What moved me most was the community’s deep connection to their land. The land is not simply where crops are grown; it is where memory, culture, and responsibility live together. Although much of their territory overlaps with a national park, only a small portion is used for livelihoods, through rotational farming practices passed down across generations. Standing there, I understood that the land was not something to be taken from, but something to be cared for. This experience challenged familiar stories often told about highland communities and forests, stories that rarely reflect lived reality.

At the same time, the land and the seasons no longer behave the way they used to. People spoke about rain arriving quickly and raining periods lasting longer than before. They may not use the term “climate change,” but they feel it through planting calendars, uncertain harvests, and daily routines. When the air becomes smoky, it affects not only health, but also sustains livelihoods.
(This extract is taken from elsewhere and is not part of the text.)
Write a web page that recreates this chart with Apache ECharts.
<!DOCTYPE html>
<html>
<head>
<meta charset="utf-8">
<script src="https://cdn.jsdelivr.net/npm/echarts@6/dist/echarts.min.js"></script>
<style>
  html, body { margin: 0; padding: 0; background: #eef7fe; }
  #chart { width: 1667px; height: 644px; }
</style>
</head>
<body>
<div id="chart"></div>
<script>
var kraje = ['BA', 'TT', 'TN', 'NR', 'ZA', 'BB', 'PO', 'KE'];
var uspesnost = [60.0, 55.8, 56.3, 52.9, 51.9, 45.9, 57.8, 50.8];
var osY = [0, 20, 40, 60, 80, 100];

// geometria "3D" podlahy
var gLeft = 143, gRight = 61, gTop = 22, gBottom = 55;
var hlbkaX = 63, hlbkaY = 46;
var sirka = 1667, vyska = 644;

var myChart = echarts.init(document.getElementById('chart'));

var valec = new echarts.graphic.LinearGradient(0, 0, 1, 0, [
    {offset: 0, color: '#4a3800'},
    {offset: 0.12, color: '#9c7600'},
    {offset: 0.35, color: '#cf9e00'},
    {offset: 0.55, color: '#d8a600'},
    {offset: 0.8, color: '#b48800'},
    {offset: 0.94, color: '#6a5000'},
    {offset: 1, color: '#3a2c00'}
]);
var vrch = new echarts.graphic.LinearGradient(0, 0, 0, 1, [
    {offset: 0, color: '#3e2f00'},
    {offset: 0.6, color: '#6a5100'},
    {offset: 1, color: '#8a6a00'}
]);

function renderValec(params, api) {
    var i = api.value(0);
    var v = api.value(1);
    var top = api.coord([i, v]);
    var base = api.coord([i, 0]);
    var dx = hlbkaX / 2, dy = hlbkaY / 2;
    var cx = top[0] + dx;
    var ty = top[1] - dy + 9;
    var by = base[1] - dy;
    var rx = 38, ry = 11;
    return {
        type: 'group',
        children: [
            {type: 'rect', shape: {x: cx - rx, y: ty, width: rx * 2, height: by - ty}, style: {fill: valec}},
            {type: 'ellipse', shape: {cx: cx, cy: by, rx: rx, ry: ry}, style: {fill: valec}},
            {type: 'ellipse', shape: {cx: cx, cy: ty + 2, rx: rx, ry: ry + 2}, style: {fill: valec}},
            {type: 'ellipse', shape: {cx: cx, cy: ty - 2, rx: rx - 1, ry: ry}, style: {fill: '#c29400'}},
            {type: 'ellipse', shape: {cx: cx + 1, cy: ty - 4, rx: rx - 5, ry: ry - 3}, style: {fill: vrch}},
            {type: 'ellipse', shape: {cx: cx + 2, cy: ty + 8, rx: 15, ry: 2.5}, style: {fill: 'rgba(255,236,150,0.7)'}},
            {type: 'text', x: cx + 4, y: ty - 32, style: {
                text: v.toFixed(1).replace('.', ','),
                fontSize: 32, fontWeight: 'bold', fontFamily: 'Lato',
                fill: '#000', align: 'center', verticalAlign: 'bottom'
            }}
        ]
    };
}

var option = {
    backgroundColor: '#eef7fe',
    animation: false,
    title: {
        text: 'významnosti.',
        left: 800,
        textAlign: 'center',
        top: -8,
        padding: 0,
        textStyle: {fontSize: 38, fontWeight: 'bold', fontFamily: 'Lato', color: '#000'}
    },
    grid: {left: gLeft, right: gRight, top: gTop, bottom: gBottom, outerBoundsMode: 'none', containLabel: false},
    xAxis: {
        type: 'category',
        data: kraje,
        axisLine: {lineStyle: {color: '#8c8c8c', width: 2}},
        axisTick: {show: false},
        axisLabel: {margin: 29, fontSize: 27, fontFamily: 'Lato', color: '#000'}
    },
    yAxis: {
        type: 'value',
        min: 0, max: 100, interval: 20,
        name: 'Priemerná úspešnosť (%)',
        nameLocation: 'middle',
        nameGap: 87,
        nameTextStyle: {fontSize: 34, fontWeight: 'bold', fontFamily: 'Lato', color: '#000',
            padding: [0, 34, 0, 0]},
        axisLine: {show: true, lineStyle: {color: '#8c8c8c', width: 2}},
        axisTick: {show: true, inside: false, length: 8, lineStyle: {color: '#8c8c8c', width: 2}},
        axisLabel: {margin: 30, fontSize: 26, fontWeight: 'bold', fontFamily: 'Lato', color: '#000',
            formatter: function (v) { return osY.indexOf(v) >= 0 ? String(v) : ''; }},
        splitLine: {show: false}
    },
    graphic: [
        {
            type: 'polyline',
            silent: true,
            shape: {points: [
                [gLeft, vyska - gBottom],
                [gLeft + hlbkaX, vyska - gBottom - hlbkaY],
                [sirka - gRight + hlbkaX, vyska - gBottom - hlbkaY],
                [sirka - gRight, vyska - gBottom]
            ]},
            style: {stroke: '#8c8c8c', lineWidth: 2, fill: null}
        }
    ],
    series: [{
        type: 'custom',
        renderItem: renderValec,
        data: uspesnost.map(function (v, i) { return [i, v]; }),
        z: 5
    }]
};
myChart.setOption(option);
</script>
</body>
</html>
Life in the village is also changing socially and economically. Children now attend school, bringing both pride and new pressures into households. School fees and daily expenses have gradually pushed families to change how they farm. Subsistence crops alone are no longer enough. Many households have turned to crops that can generate quicker income, even though this was not how they once lived. 

Yet the community continues to hold on to what matters. Women keep weaving, passing down skills from their mothers and grandmothers. Through my work with the community, we took small steps to support this effort, creating a Facebook page and designing packaging that reflects Karen knowledge and stories. These modest actions open another option for household income and help make the women’s work visible beyond a village that remains remote, with limited electricity, internet access, and market connections.

Ban San Din Daeng is a small village, remote, and often invisible, but deeply resilient. The community continues to adapt, not by abandoning its values, but by carefully negotiating change in everyday life. Working alongside them reminded me that adaptation is not only about climate or policy. It is about people trying to live with dignity, care for their land, and imagine a future that still feels like home.

This experience reminded me that community adaptation does not come from one-time activities, but from time, trust, and long-term support. ICI’s sustained support has allowed communities to learn, reflect, and explore solutions at their own pace.